[Task objective] Give the listing again exactly, omitting its images.

[Given data]
---+---
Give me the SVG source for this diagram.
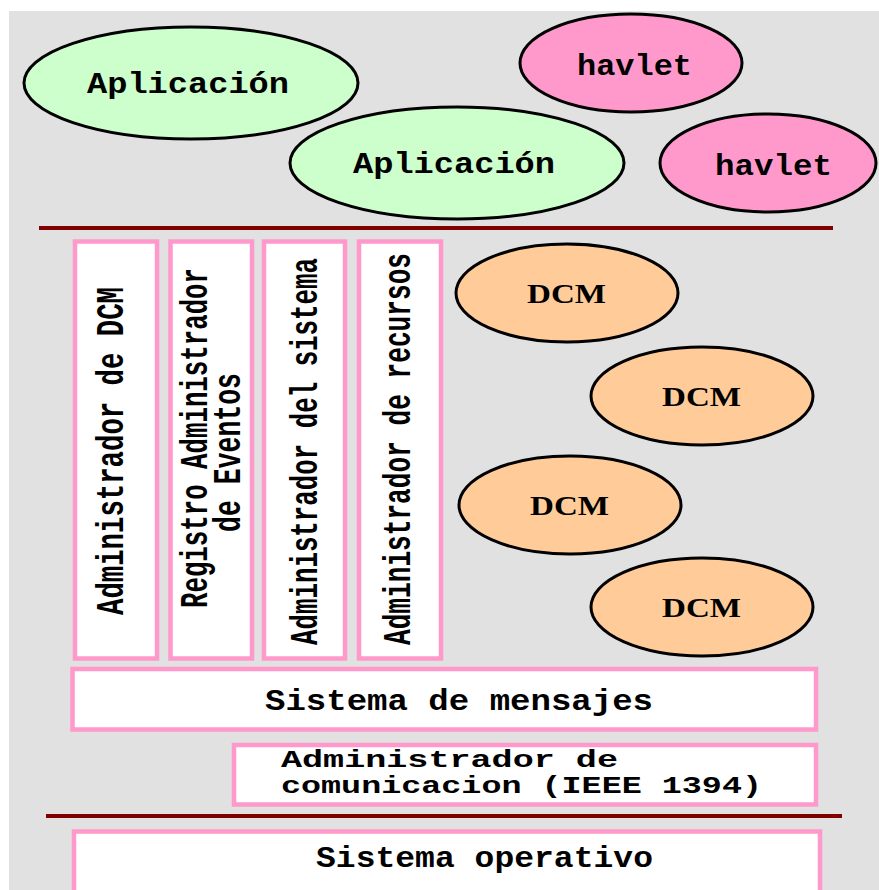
<svg xmlns="http://www.w3.org/2000/svg" width="879" height="890" viewBox="0 0 879 890">
<style>
.ell{stroke:#000;stroke-width:3}
.app{fill:#CCFFCC}
.hav{fill:#FF99CC}
.dcm{fill:#FFCC99}
.box{fill:#FFFFFF;stroke:#FF99CC;stroke-width:4.5}
.sep{stroke:#800000;stroke-width:4}
.t{font-family:"Liberation Mono","Courier New",monospace;font-weight:bold;fill:#000;font-size:29px}
.tc{font-family:"Liberation Mono","Courier New",monospace;font-weight:bold;fill:#000;font-size:23px}
.tv{font-family:"Liberation Mono","Courier New",monospace;font-weight:bold;fill:#000;font-size:39px}
.ts{font-family:"Liberation Serif","Times New Roman",serif;font-weight:bold;fill:#000;font-size:27px}
</style>
<rect x="0" y="0" width="879" height="890" fill="#FFFFFF"/>
<rect x="9" y="11" width="870" height="879" fill="#E1E1E1"/>
<g id="connectors">
<line class="sep" x1="39" y1="228" x2="833" y2="228"/>
<line class="sep" x1="46" y1="816" x2="842" y2="816"/>
</g>
<g id="app1"><ellipse class="ell app" cx="191" cy="83" rx="167" ry="56"/><text class="t" x="87" y="93" textLength="202" lengthAdjust="spacingAndGlyphs">Aplicación</text></g>
<g id="havlet1"><ellipse class="ell hav" cx="631" cy="63" rx="111" ry="49"/><text class="t" x="577" y="75" textLength="115" lengthAdjust="spacingAndGlyphs">havlet</text></g>
<g id="app2"><ellipse class="ell app" cx="457" cy="163" rx="167" ry="56"/><text class="t" x="353" y="173" textLength="202" lengthAdjust="spacingAndGlyphs">Aplicación</text></g>
<g id="havlet2"><ellipse class="ell hav" cx="768" cy="163" rx="108" ry="49"/><text class="t" x="715" y="175" textLength="117" lengthAdjust="spacingAndGlyphs">havlet</text></g>
<g id="adm-dcm"><rect class="box" x="75" y="241.5" width="82" height="417"/><text class="tv" transform="translate(123,615) rotate(-90)" textLength="328" lengthAdjust="spacingAndGlyphs">Administrador de DCM</text></g>
<g id="registro"><rect class="box" x="170.5" y="241.5" width="81.5" height="417"/><text class="tv" transform="translate(206.5,608) rotate(-90)" textLength="340" lengthAdjust="spacingAndGlyphs">Registro Administrador</text><text class="tv" transform="translate(240,532) rotate(-90)" textLength="159" lengthAdjust="spacingAndGlyphs">de Eventos</text></g>
<g id="adm-sistema"><rect class="box" x="264" y="241.5" width="81" height="417"/><text class="tv" transform="translate(316.5,645) rotate(-90)" textLength="387" lengthAdjust="spacingAndGlyphs">Administrador del sistema</text></g>
<g id="adm-recursos"><rect class="box" x="359" y="241.5" width="82" height="417"/><text class="tv" transform="translate(410,645) rotate(-90)" textLength="392" lengthAdjust="spacingAndGlyphs">Administrador de recursos</text></g>
<g id="dcm1"><ellipse class="ell dcm" cx="567" cy="293" rx="111" ry="49"/><text class="ts" x="527" y="303" textLength="79" lengthAdjust="spacingAndGlyphs">DCM</text></g>
<g id="dcm2"><ellipse class="ell dcm" cx="702" cy="396" rx="111" ry="49"/><text class="ts" x="662" y="406" textLength="79" lengthAdjust="spacingAndGlyphs">DCM</text></g>
<g id="dcm3"><ellipse class="ell dcm" cx="570" cy="505" rx="111" ry="49"/><text class="ts" x="530" y="515" textLength="79" lengthAdjust="spacingAndGlyphs">DCM</text></g>
<g id="dcm4"><ellipse class="ell dcm" cx="702" cy="607" rx="111" ry="49"/><text class="ts" x="662" y="617" textLength="79" lengthAdjust="spacingAndGlyphs">DCM</text></g>
<g id="mensajes"><rect class="box" x="72.5" y="669" width="743.5" height="60.5"/><text class="t" x="265" y="710" textLength="388" lengthAdjust="spacingAndGlyphs">Sistema de mensajes</text></g>
<g id="comunicacion"><rect class="box" x="234" y="745" width="582" height="59.5"/><text class="tc" x="281" y="767" textLength="337" lengthAdjust="spacingAndGlyphs">Administrador de</text><text class="tc" x="281" y="793" textLength="481" lengthAdjust="spacingAndGlyphs">comunicacion (IEEE 1394)</text></g>
<g id="so"><rect class="box" x="74" y="831.5" width="746" height="70"/><text class="t" x="316" y="867" textLength="337" lengthAdjust="spacingAndGlyphs">Sistema operativo</text></g>
</svg>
---+---
[Solved problem]
Give me the SVG source for this diagram.
<svg xmlns="http://www.w3.org/2000/svg" width="879" height="890" viewBox="0 0 879 890">
<style>
.ell{stroke:#000;stroke-width:3}
.app{fill:#CCFFCC}
.hav{fill:#FF99CC}
.dcm{fill:#FFCC99}
.box{fill:#FFFFFF;stroke:#FF99CC;stroke-width:4.5}
.sep{stroke:#800000;stroke-width:4}
.t{font-family:"Liberation Mono","Courier New",monospace;font-weight:bold;fill:#000;font-size:29px}
.tc{font-family:"Liberation Mono","Courier New",monospace;font-weight:bold;fill:#000;font-size:23px}
.tv{font-family:"Liberation Mono","Courier New",monospace;font-weight:bold;fill:#000;font-size:39px}
.ts{font-family:"Liberation Serif","Times New Roman",serif;font-weight:bold;fill:#000;font-size:27px}
</style>
<rect x="0" y="0" width="879" height="890" fill="#FFFFFF"/>
<rect x="9" y="11" width="870" height="879" fill="#E1E1E1"/>
<g id="connectors">
<line class="sep" x1="39" y1="228" x2="833" y2="228"/>
<line class="sep" x1="46" y1="816" x2="842" y2="816"/>
</g>
<g id="app1"><ellipse class="ell app" cx="191" cy="83" rx="167" ry="56"/><text class="t" x="87" y="93" textLength="202" lengthAdjust="spacingAndGlyphs">Aplicación</text></g>
<g id="havlet1"><ellipse class="ell hav" cx="631" cy="63" rx="111" ry="49"/><text class="t" x="577" y="75" textLength="115" lengthAdjust="spacingAndGlyphs">havlet</text></g>
<g id="app2"><ellipse class="ell app" cx="457" cy="163" rx="167" ry="56"/><text class="t" x="353" y="173" textLength="202" lengthAdjust="spacingAndGlyphs">Aplicación</text></g>
<g id="havlet2"><ellipse class="ell hav" cx="768" cy="163" rx="108" ry="49"/><text class="t" x="715" y="175" textLength="117" lengthAdjust="spacingAndGlyphs">havlet</text></g>
<g id="adm-dcm"><rect class="box" x="75" y="241.5" width="82" height="417"/><text class="tv" transform="translate(123,615) rotate(-90)" textLength="328" lengthAdjust="spacingAndGlyphs">Administrador de DCM</text></g>
<g id="registro"><rect class="box" x="170.5" y="241.5" width="81.5" height="417"/><text class="tv" transform="translate(206.5,608) rotate(-90)" textLength="340" lengthAdjust="spacingAndGlyphs">Registro Administrador</text><text class="tv" transform="translate(240,532) rotate(-90)" textLength="159" lengthAdjust="spacingAndGlyphs">de Eventos</text></g>
<g id="adm-sistema"><rect class="box" x="264" y="241.5" width="81" height="417"/><text class="tv" transform="translate(316.5,645) rotate(-90)" textLength="387" lengthAdjust="spacingAndGlyphs">Administrador del sistema</text></g>
<g id="adm-recursos"><rect class="box" x="359" y="241.5" width="82" height="417"/><text class="tv" transform="translate(410,645) rotate(-90)" textLength="392" lengthAdjust="spacingAndGlyphs">Administrador de recursos</text></g>
<g id="dcm1"><ellipse class="ell dcm" cx="567" cy="293" rx="111" ry="49"/><text class="ts" x="527" y="303" textLength="79" lengthAdjust="spacingAndGlyphs">DCM</text></g>
<g id="dcm2"><ellipse class="ell dcm" cx="702" cy="396" rx="111" ry="49"/><text class="ts" x="662" y="406" textLength="79" lengthAdjust="spacingAndGlyphs">DCM</text></g>
<g id="dcm3"><ellipse class="ell dcm" cx="570" cy="505" rx="111" ry="49"/><text class="ts" x="530" y="515" textLength="79" lengthAdjust="spacingAndGlyphs">DCM</text></g>
<g id="dcm4"><ellipse class="ell dcm" cx="702" cy="607" rx="111" ry="49"/><text class="ts" x="662" y="617" textLength="79" lengthAdjust="spacingAndGlyphs">DCM</text></g>
<g id="mensajes"><rect class="box" x="72.5" y="669" width="743.5" height="60.5"/><text class="t" x="265" y="710" textLength="388" lengthAdjust="spacingAndGlyphs">Sistema de mensajes</text></g>
<g id="comunicacion"><rect class="box" x="234" y="745" width="582" height="59.5"/><text class="tc" x="281" y="767" textLength="337" lengthAdjust="spacingAndGlyphs">Administrador de</text><text class="tc" x="281" y="793" textLength="481" lengthAdjust="spacingAndGlyphs">comunicacion (IEEE 1394)</text></g>
<g id="so"><rect class="box" x="74" y="831.5" width="746" height="70"/><text class="t" x="316" y="867" textLength="337" lengthAdjust="spacingAndGlyphs">Sistema operativo</text></g>
</svg>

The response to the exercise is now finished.